Alumni Scholars

Ho-Chun Herbert Chang ’18

Hometown: Kaohsiung, Taiwan

I’m a math major from Kaohsiung, Taiwan. Mathematics is the language I find most versatile for interdisciplinary research. I am interested in using mathematics as a basis to understand music, literature, and certain areas in economics.

I have a few ongoing math-related projects. The first combines music and mathematics. I co-developed acoustic technology called Nonlinear Acoustic Synthesis with Professor Spencer Topel in the Bregman Media Labs, using mathematical tools I learned to connect acoustic and electromechanical engineering, signal processing, and nonlinear dynamics. The research culminated in three papers we presented in Brisbane (Australia), Taoyuan (Taiwan), and this May in Copenhagen. The project was recently accepted into the NSF I-Corp’s program at Thayer. Other math/music projects include an EEG “brainwave” performed at the Digital Arts Expo in 2016 as a sophomore science scholar, and probabilistic music compositions with neural networks with Professor Feng Fu in Math 60: Honors Probability.

My senior thesis is also with Professor Fu, where I intend to use evolutionary game theory to model innovation and technology diffusion. I’m also finalizing my research from Math 86: Mathematical Finance into a paper with another student to appear in the SIAM Mini-symposium this July. This is supported by Professor Seema Nanda. Finally, as a Presidential Scholar, I am assisting Professor Evens in the English Department on his book The Mathematics of Philosophy, where I designed a machine assisted text analysis program to help analyze examples of literature, poetry, theatre, art, and philosophy that invoke mathematics. After analysis, I interpret the coevolution of these areas of knowledge with mathematics.

Ho-Chun Herbert Chang

Jared Duker Lichtman ’18

Hometown: Bethesda, Maryland

My mathematical interests lie in number theory.
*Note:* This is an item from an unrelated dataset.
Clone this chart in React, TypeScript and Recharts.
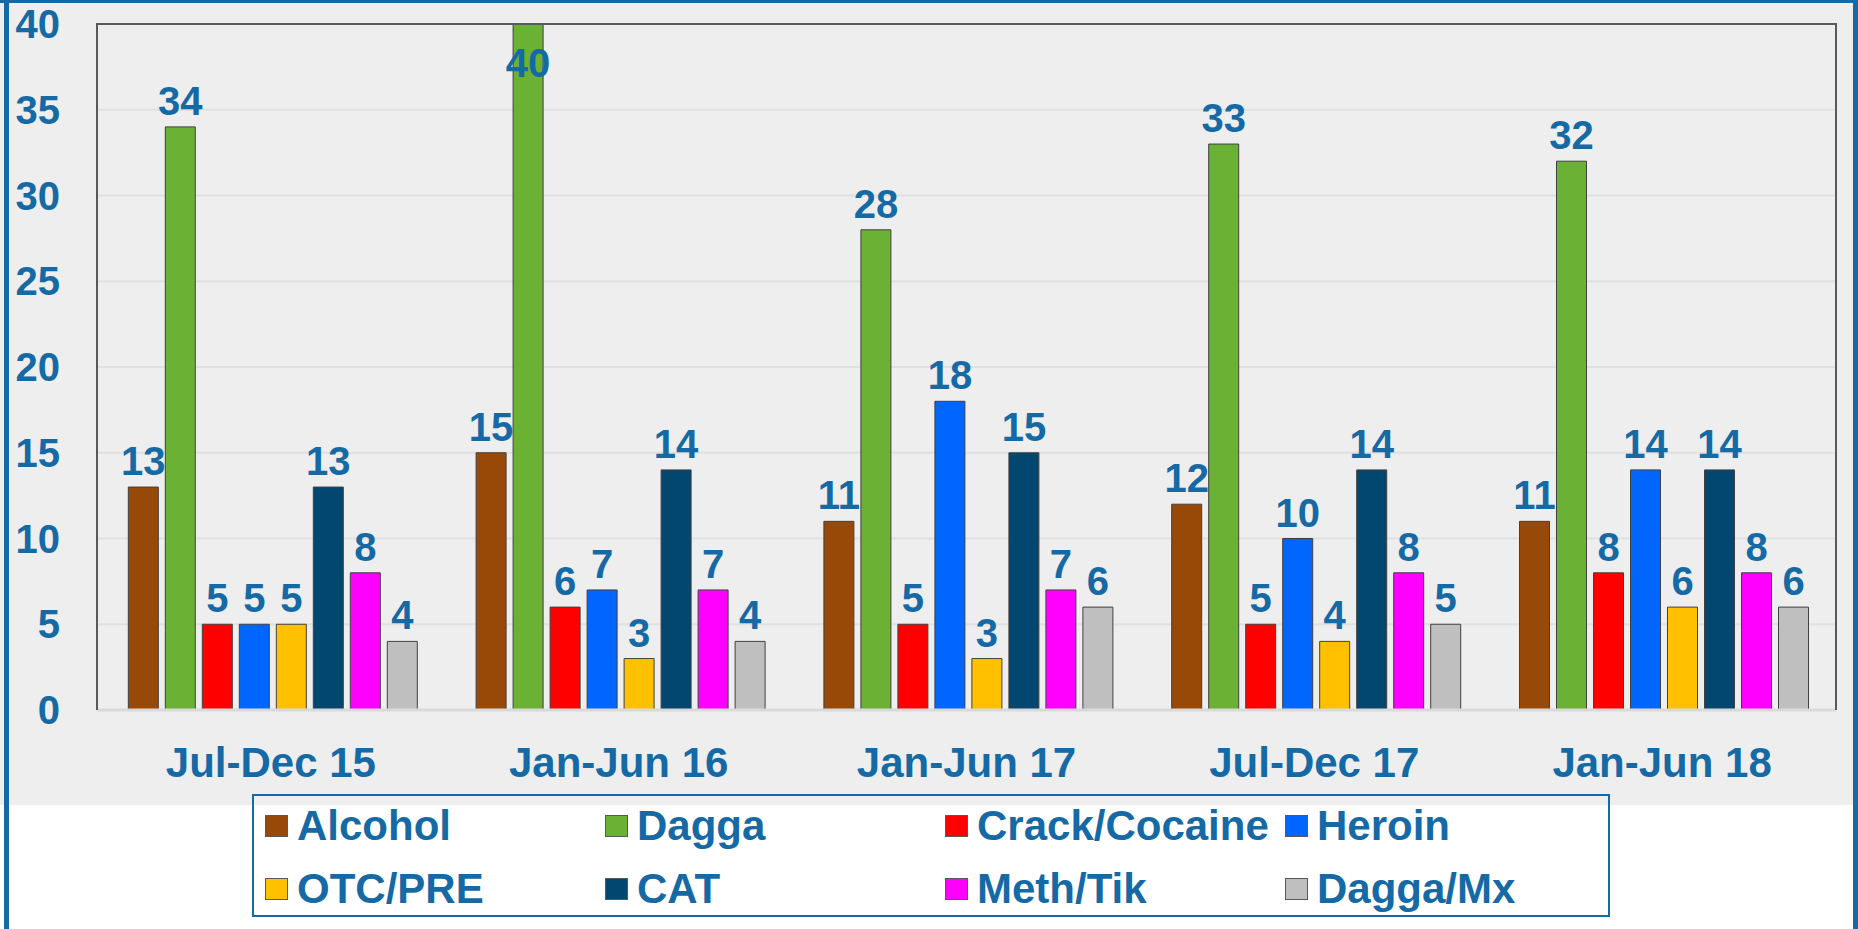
import React from 'react';
import { BarChart, Bar, XAxis, YAxis, CartesianGrid } from 'recharts';

const periods = ['Jul-Dec 15', 'Jan-Jun 16', 'Jan-Jun 17', 'Jul-Dec 17', 'Jan-Jun 18'];

const alcohol = [13, 15, 11, 12, 11];
const dagga = [34, 40, 28, 33, 32];
const crackCocaine = [5, 6, 5, 5, 8];
const heroin = [5, 7, 18, 10, 14];
const otcPre = [5, 3, 3, 4, 6];
const cat = [13, 14, 15, 14, 14];
const methTik = [8, 7, 7, 8, 8];
const daggaMx = [4, 4, 6, 5, 6];

const yTicks = [0, 5, 10, 15, 20, 25, 30, 35, 40];

const series = [
  { key: 'alcohol', name: 'Alcohol', values: alcohol, color: '#984807' },
  { key: 'dagga', name: 'Dagga', values: dagga, color: '#6bb134' },
  { key: 'crack', name: 'Crack/Cocaine', values: crackCocaine, color: '#ff0000' },
  { key: 'heroin', name: 'Heroin', values: heroin, color: '#0066ff' },
  { key: 'otc', name: 'OTC/PRE', values: otcPre, color: '#ffc000' },
  { key: 'cat', name: 'CAT', values: cat, color: '#01476f' },
  { key: 'meth', name: 'Meth/Tik', values: methTik, color: '#ff00ff' },
  { key: 'daggaMx', name: 'Dagga/Mx', values: daggaMx, color: '#bfbfbf' },
];

const data = periods.map((p, i) => {
  const row: Record<string, string | number> = { period: p };
  series.forEach((s) => (row[s.key] = s.values[i]));
  return row;
});

const BLUE = '#156aa6';
const FONT = '"Liberation Sans", Arial, sans-serif';
const W = 1858;
const H = 929;
const M = { top: 24, right: 22, bottom: 119, left: 0 };
const Y_AXIS_W = 97;
const X_AXIS_H = 100;

// labels above the bar, or inside the top when there is no room above
const barLabel = (props: any) => {
  const { x, y, width, value } = props;
  const above = y - 12;
  const ty = above - 30 < M.top ? y + 53 : above;
  return (
    <text x={x + width / 2} y={ty} textAnchor="middle" fill={BLUE}
      fontSize={40} fontWeight="bold" fontFamily={FONT}>
      {value}
    </text>
  );
};

function ChartLegend() {
  return (
    <div style={{
      position: 'absolute', left: 252, top: 794, width: 1358, height: 123,
      border: `2px solid ${BLUE}`, boxSizing: 'border-box',
    }}>
      {series.map((s, i) => (
        <div key={s.key} style={{
          position: 'absolute', left: 11 + (i % 4) * 340, top: 5 + Math.floor(i / 4) * 63,
          height: 50, display: 'flex', alignItems: 'center', whiteSpace: 'nowrap',
        }}>
          <div style={{
            width: 23, height: 22, background: s.color, border: '1px solid #595959',
            boxSizing: 'border-box', marginRight: 9,
          }} />
          <span style={{ fontFamily: FONT, fontWeight: 'bold', fontSize: 42, color: BLUE, lineHeight: 1 }}>
            {s.name}
          </span>
        </div>
      ))}
    </div>
  );
}

export default function App() {
  const plotLeft = M.left + Y_AXIS_W;
  const plotW = W - plotLeft - M.right;
  const plotH = H - M.top - M.bottom - X_AXIS_H;
  return (
    <div style={{ position: 'absolute', left: 0, top: 0, width: W, height: H, background: '#fff', overflow: 'hidden' }}>
      <div style={{ position: 'absolute', left: 0, top: 0, width: W, height: 805, background: '#eeeeee' }} />
      <div style={{ position: 'absolute', left: 0, top: 0, width: W, height: 3, background: BLUE }} />
      <div style={{ position: 'absolute', left: 4, top: 0, width: 5, height: H, background: BLUE }} />
      <div style={{ position: 'absolute', left: 1853, top: 0, width: 5, height: H, background: BLUE }} />
      <div style={{ position: 'absolute', left: 0, top: 0 }}>
        <BarChart width={W} height={H} data={data} margin={M}
          barCategoryGap="9%" barGap={7}>
          <CartesianGrid vertical={false} stroke="#e0e0e0" strokeWidth={2} />
          <XAxis dataKey="period" height={X_AXIS_H} tickSize={0} tickMargin={37}
            axisLine={{ stroke: '#d9d9d9', strokeWidth: 3 }}
            tick={{ fill: BLUE, fontSize: 42, fontWeight: 'bold', fontFamily: FONT }} />
          <YAxis width={Y_AXIS_W} domain={[0, 40]} ticks={yTicks} interval={0} tickSize={0} tickMargin={37}
            axisLine={false}
            tick={{ fill: BLUE, fontSize: 40, fontWeight: 'bold', fontFamily: FONT }} />
          {series.map((s) => (
            <Bar key={s.key} dataKey={s.key} name={s.name} fill={s.color}
              stroke="#404040" strokeWidth={1} isAnimationActive={false} label={barLabel} />
          ))}
        </BarChart>
      </div>
      {/* plot frame: dark on left, top and right */}
      <div style={{
        position: 'absolute', left: plotLeft - 1, top: M.top - 1, width: plotW + 2, height: plotH + 1,
        borderTop: '2px solid #595959', borderLeft: '2px solid #595959', borderRight: '2px solid #595959',
        boxSizing: 'border-box', pointerEvents: 'none',
      }} />
      <ChartLegend />
    </div>
  );
}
But more than anything else I love the interconnectedness of mathematics: concepts and techniques from one field can, with enough ingenuity, be made relevant to another. Recently, mathematicians from seemingly unrelated fields have been getting excited about the Langlands program, a web of conjectures relating algebraic number theory with representation theory with geometry. Every time another conjecture is resolved, new exciting questions arise in its place to further unify mathematics. Research in number theory may lead to insights in other fields. This ebb and flow among branches will only enhance my understanding of and appreciation for mathematics as a whole.

Through funding as a Byrne Scholar, I have attended three conferences, presenting at two. I attended MAA MathFest 2015. I presented at Integers 2016, and AMS/MAA JMM 2017. I gave talks at the Dartmouth and Baltimore Number Theory Seminars. I’ll be giving talks at CANT 2017 and the Dartmouth Number Theory seminar during spring term 2017. I was a James O. Freedman Presidential Scholar with a number theory project and will be continuing that project next fall as a senior honors thesis. During summer 2015 I was a counselor at the Ross Mathematics program. For summer 2017, I’ll be in the number theory group at SMALL REU at Williams College.

Thanks to the Byrne Scholars I have been able to make the most of the opportunities that Dartmouth College offers. I was recently named as a 2017 Goldwater Scholar for my research. I hope to earn a Ph.D. in mathematics and teach at a university.

Jared Duker Lichtman

Anirudh Udutha ’18

Hometown: Acworth, Georgia

I am fascinated by how much information we can derive systematically from seemingly simple everyday systems like integers. What may initially seem mundane can suddenly become illuminated by a theorem that reveals a part of the detailed structure of a mathematical object. To me, that’s so beautiful.

Number theory, a field of math studying properties of whole numbers, especially primes, has interested me since I first learned about it in grade school. Its foundations are relatively easy to grasp and yet even in basic modular arithmetic, concepts like the classic Euler’s Theorem already have powerful implications. I have always thought it exemplary how deep mathematics can take us in pursuit of answers to simply phrased questions, like those from the famous theorems of the 1600s and 1700s.

As a Byrne Scholar, I hope to pursue some kind of mathematical research while at Dartmouth, and possibly continue research after graduation.

Anirudh Udutha